Arnold Gehlen (29 January 1904 in Leipzig, German Empire – 30 January 1976 in Hamburg, West Germany) was an influential conservative German philosopher, sociologist, and philosophical anthropologist, connected with thinkers such as Max Scheler, Helmuth Plessner. His major influences while studying philosophy were Hans Driesch, Nicolai Hartmann and especially Max Scheler.
In 1933 Gehlen signed the Vow of allegiance of the Professors of the German Universities and High-Schools to Adolf Hitler and the National Socialistic State.

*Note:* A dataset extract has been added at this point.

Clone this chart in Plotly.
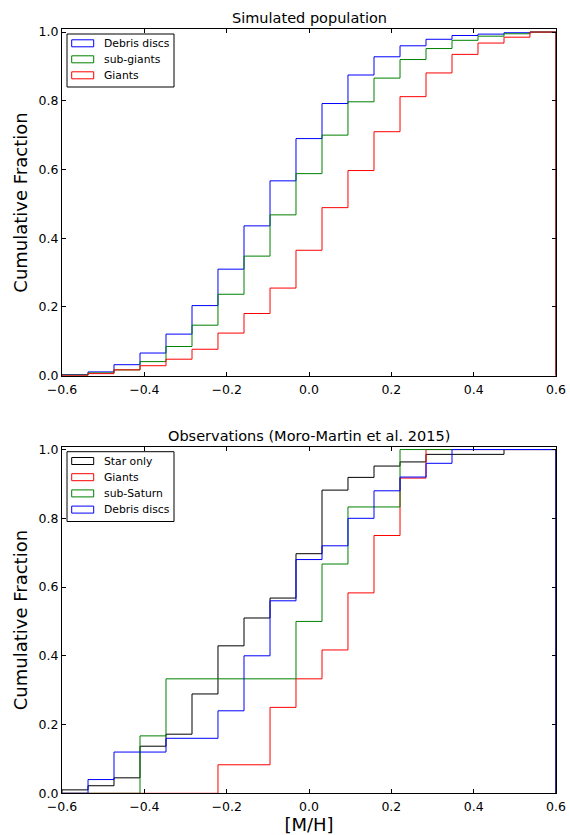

He joined the Nazi Party in 1933 and had a shining career as a member of the 'Leipzig School' under Hans Freyer. He replaced Paul Tillich, who emigrated to the U.S., at the University of Frankfurt. In 1938 he accepted a teaching position at the University of Königsberg (today's Kaliningrad) and then taught at the University of Vienna in 1940 until he was drafted into the Wehrmacht in 1943. After his 'denazification' he taught at the administrative college in Speyer. He went on to teach at the Aachen University of Technology between 1962 and 1969. Gehlen became a sharp critic of the protest movements that developed in the late 1960s. Gehlen's philosophy has influenced many contemporary neoconservative German thinkers. Many terms from his work, like Reizüberflutung ("Sensory overload"), deinstitutionalization or post-history, have gained popular currency in Germany.